The Fight

“I wasn’t trying to steal from you, ma’am,” Layke tried to protest, knowing it was no use.

“Don’t bother talking to her!” a voice shouted from a cell.

“Just fight her and get it over and done with!” another voice said.

“Enough!” the guard roared, advancing towards Layke.

“No, please,” Layke begged.

“No mercy,” a quiet voice said from behind him, and Layke turned around to see a wall of blackness. Something hit the side of his face right on his cut, and the not-yet-healed cut spilled blood again.

“Don’t you dare escape again,” the guard said, punching Layke in the stomach. The breath left him, making him wheeze in an attempt to breathe. “That’s right, suffer, you brat.”

More blows came after that, the next harder than the last. Layke feebly tried to fight back, but it didn’t work. His blows were too weak to do much damage to the guard. Finally, he tried the last tactic that he could. He darted to the side then darted to the next. The guard growled, raising her arm for another blow. Layke ran towards her, kicking her in the groin. The guard stepped back, snarling. That clearly hadn’t had the effect that he had hoped for.

Layke took the opportunity to sprint past the guard. He turned back, and the sight he saw was unexpected. A hand had reached out of one of the cells and had grabbed the guard’s sleeve. The guard was dragged up to the cell and thumped, over and over again, on the bars. Whoever is in there must be strong, Layke thought, impressed. Then his thoughts turned to the matter at hand; the key. Where was it?

“Layke,” a voice hissed. Layke turned around, and was faced with an old woman. She was wearing a matted fur boa, and her hair was in tangles.

“Who are you?” Layke asked.

“You don’t know me, do you?” the woman asked, sighing. “Didn’t think I’d look like this?”

“What do you mean?” Layke asked, before it slowly dawned on him. “You’re Linda?”

Linda nodded. “I know, my appearances always come as a bit of a shock to people.”
“You mean you’ve helped people like me before?”

“No,” Linda said, shaking her head. “No-one’s ever been thrown in my cell before.”

Linda still hadn’t answered Layke’s question, but he let it go; there were more important matters at hand.

“Where’s the key?” he asked. Linda’s hand went up, and something rusty and grey hung from it. “You got the key? How?”

“Easy. I waited until you two were fighting then snatched it off the guard’s belt. Who said old ladies couldn’t have nimble fingers too?”

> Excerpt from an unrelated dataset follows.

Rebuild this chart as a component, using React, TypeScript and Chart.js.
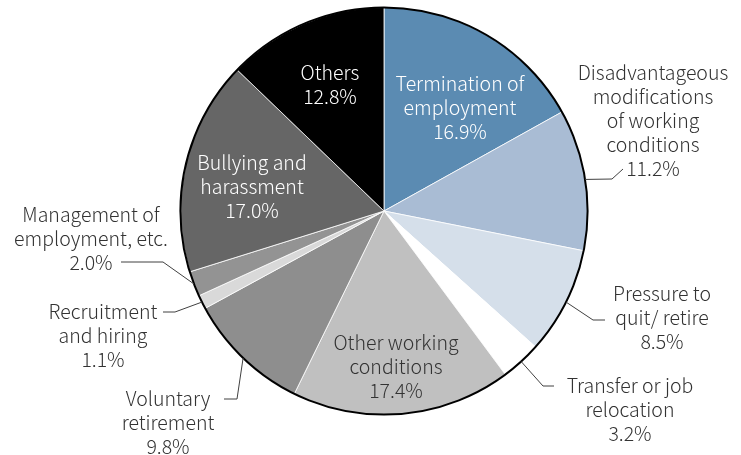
import React, { useEffect, useRef } from "react";
import { Chart, registerables } from "chart.js";

Chart.register(...registerables);

const categories = [
  "Termination of employment",
  "Disadvantageous modifications of working conditions",
  "Pressure to quit/ retire",
  "Transfer or job relocation",
  "Other working conditions",
  "Voluntary retirement",
  "Recruitment and hiring",
  "Management of employment, etc.",
  "Bullying and harassment",
  "Others",
];
const values = [16.9, 11.2, 8.5, 3.2, 17.4, 9.8, 1.1, 2.0, 17.0, 12.8];
const labelLines = [
  ["Termination of", "employment"],
  ["Disadvantageous", "modifications", "of working", "conditions"],
  ["Pressure to", "quit/ retire"],
  ["Transfer or job", "relocation"],
  ["Other working", "conditions"],
  ["Voluntary", "retirement"],
  ["Recruitment", "and hiring"],
  ["Management of", "employment, etc."],
  ["Bullying and", "harassment"],
  ["Others"],
];
const colors = [
  "#5b8bb2",
  "#a9bcd4",
  "#d5dfea",
  "#ffffff",
  "#c0c0c0",
  "#8e8e8e",
  "#d9d9d9",
  "#939393",
  "#666666",
  "#000000",
];

// label layout: x,y = centre of first text line; leader = [elbow, end] points (null if inside)
type Layout = { x: number; y: number; color: string; leader: number[][] | null };
const layouts: Layout[] = [
  { x: 460, y: 84, color: "#ffffff", leader: null },
  { x: 653, y: 73, color: "#333333", leader: [[612, 179], [623, 169]] },
  { x: 662, y: 294, color: "#333333", leader: [[593, 320], [605, 320]] },
  { x: 630, y: 386, color: "#333333", leader: [[543, 386], [554, 386]] },
  { x: 396, y: 343, color: "#333333", leader: null },
  { x: 168, y: 399, color: "#333333", leader: [[237, 399], [224, 399]] },
  { x: 103, y: 312, color: "#333333", leader: [[175, 312], [163, 312]] },
  { x: 91, y: 215, color: "#333333", leader: [[163, 262], [121, 262]] },
  { x: 252, y: 163, color: "#ffffff", leader: null },
  { x: 330, y: 73, color: "#ffffff", leader: null },
];

const FONT = '300 19.5px "Noto Sans CJK JP", "Noto Sans", sans-serif';
const LINE_H = 24;

const labelPlugin = {
  id: "customLabels",
  afterDatasetsDraw(chart: any) {
    const ctx = chart.ctx;
    const meta = chart.getDatasetMeta(0);
    const arcs = meta.data;
    if (!arcs.length) return;
    const a0 = arcs[0];
    const cx = a0.x;
    const cy = a0.y;
    const r = a0.outerRadius;
    ctx.save();
    // outer outline
    ctx.beginPath();
    ctx.arc(cx, cy, r, 0, Math.PI * 2);
    ctx.strokeStyle = "#000000";
    ctx.lineWidth = 2;
    ctx.stroke();

    ctx.font = FONT;
    ctx.textAlign = "center";
    ctx.textBaseline = "middle";
    arcs.forEach((arc: any, i: number) => {
      const lay = layouts[i];
      const lines = [...labelLines[i], values[i].toFixed(1) + "%"];
      ctx.fillStyle = lay.color;
      lines.forEach((t, k) => ctx.fillText(t, lay.x, lay.y + k * LINE_H));
      if (lay.leader) {
        const mid = (arc.startAngle + arc.endAngle) / 2;
        const ax = cx + Math.cos(mid) * r;
        const ay = cy + Math.sin(mid) * r;
        ctx.beginPath();
        ctx.moveTo(ax, ay);
        lay.leader.forEach((p) => ctx.lineTo(p[0], p[1]));
        ctx.strokeStyle = "#404040";
        ctx.lineWidth = 1;
        ctx.stroke();
      }
    });
    ctx.restore();
  },
};

export default function App() {
  const ref = useRef<HTMLCanvasElement>(null);
  useEffect(() => {
    if (!ref.current) return;
    const chart = new Chart(ref.current, {
      type: "pie",
      data: {
        labels: categories,
        datasets: [
          {
            data: values,
            backgroundColor: colors,
            borderColor: "#ffffff",
            borderWidth: 0.8,
          },
        ],
      },
      options: {
        responsive: false,
        animation: false,
        layout: { padding: { top: 7, bottom: 40, left: 180, right: 153 } },
        plugins: {
          legend: { display: false },
          tooltip: { enabled: false },
        },
      },
      plugins: [labelPlugin],
    });
    return () => chart.destroy();
  }, []);
  return (
    <div style={{ position: "fixed", left: 0, top: 0, width: 741, height: 455, background: "#fff" }}>
      <canvas ref={ref} width={741} height={455} style={{ width: 741, height: 455 }} />
    </div>
  );
}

Layke shook his head in disbelief. “You are amazing.”

“Thank-you,” Linda said, then walked to the nearest cell and started unlocking it.

“What are you doing?” Layke asked.

“If your women get to escape, then the rest of the prisoners do, too.”

The cell was unlocked and the door kicked open. The person inside it was huddled in the corner, staring up at them with wide eyes.

“Don’t hurt me,” she said.

“We won’t,” Linda answered. “We are here to help you escape.”

“No, no you aren’t,” the woman said, crawling further into the corner. “You’re just here to hurt me, like all the guards before me did.”

“I’m not a guard,” Linda said, smiling kindly. “And he certainly isn’t a guard,” she said, gesturing to Layke. The woman looked up at them.

“Are you really here to help me escape?” she whispered.

“We are. Now hurry, darling, before the guard becomes conscious again,” Linda said. Layke looked, and true to her word, the guard was lying unconscious on the ground. There were many dents on her head. It gave Layke the shivers, thinking of how strong the person inside the cell must be to make impressions on the guard.

“Linda,” Layke said, a thought suddenly striking him. “Some prisoners might actually be real prisoners.”

Linda nodded. “You’re right. I know who’s who and I’ll save the ones who are innocent.”

“If you say so,” Layke said. Then he stood back. Soon, all the cells containing Waiye’s women were unlocked, and they all crawled out, hungry and worn.

There were still two locked cells, though. Layke walked over to the first one, and wondered who could possibly be in there who wasn’t worthy of being saved.

“Don’t worry,” Linda’s voice called over to him as she walked towards him. “That one’s to be saved.”

The door was unlocked, and a man walked out of it, holding his head high even though he was bruised and battered. He was heavily built and had huge muscles. He was tall, too, and all in all made a very imposing figure.

Then Layke realised that he had been in the cell where the guard had been smashed against the door. Layke’s eyes widened, and he looked up wonderingly at the man.

“Thank-you,” he whispered. The man looked down at him.

“For knocking out the guard,” he said, nodding. “You’re welcome.”